The closed area is south of Lameshur Bay Trail, west of Europa Bay Trail and east of Reef Bay Trail-Reef Bay Sugar Mill.
A botanist confirmed that whoever made the trail cut down Eugenia Earhartii shrubs - a plant species currently under evaluation for listing under the Endangered Species Act.
"It is one of two plants that is endemic to St. John. It's found nowhere else in the world," said horticulturist Eleanor Gibney.
Eugenia Earhartii is more commonly known as Earhart's Stopper, a shrub in the Eugenia family.
"Eugenia is a very slow-growing plant, half a millimeter per year," Anderson said. "So the plants that were cut were probably in the neighborhood of 50 to 60 years old."
The park area is to remain closed while the plant habitat undergoes evaluation.

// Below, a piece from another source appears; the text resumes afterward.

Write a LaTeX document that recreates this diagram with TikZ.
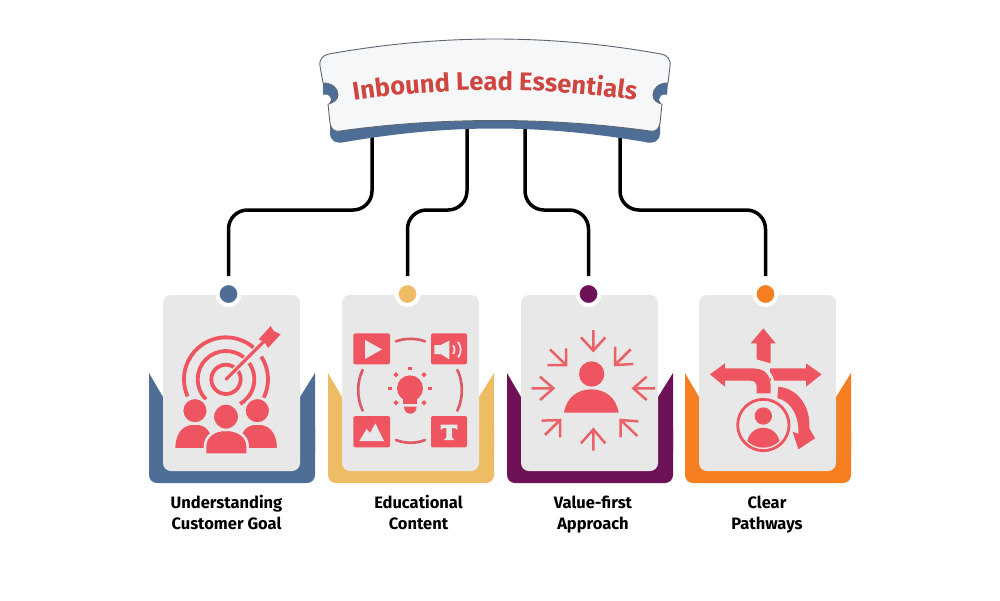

Hikers had been putting flags along the trail as a way of distinguishing it.
Park rangers removed the flags, and in August they put up "area closed" signs.
By December the signs had been torn down and tossed aside, according to the Park Service.
Off-trail hiking has become more popular in recent years, according to Gibney, with tourist websites such as www.trailbandit.org encouraging trail cutting.
"For a plant person such as myself, it's pretty much the equivalent of someone going out on the coral reef and bashing on corals," she said.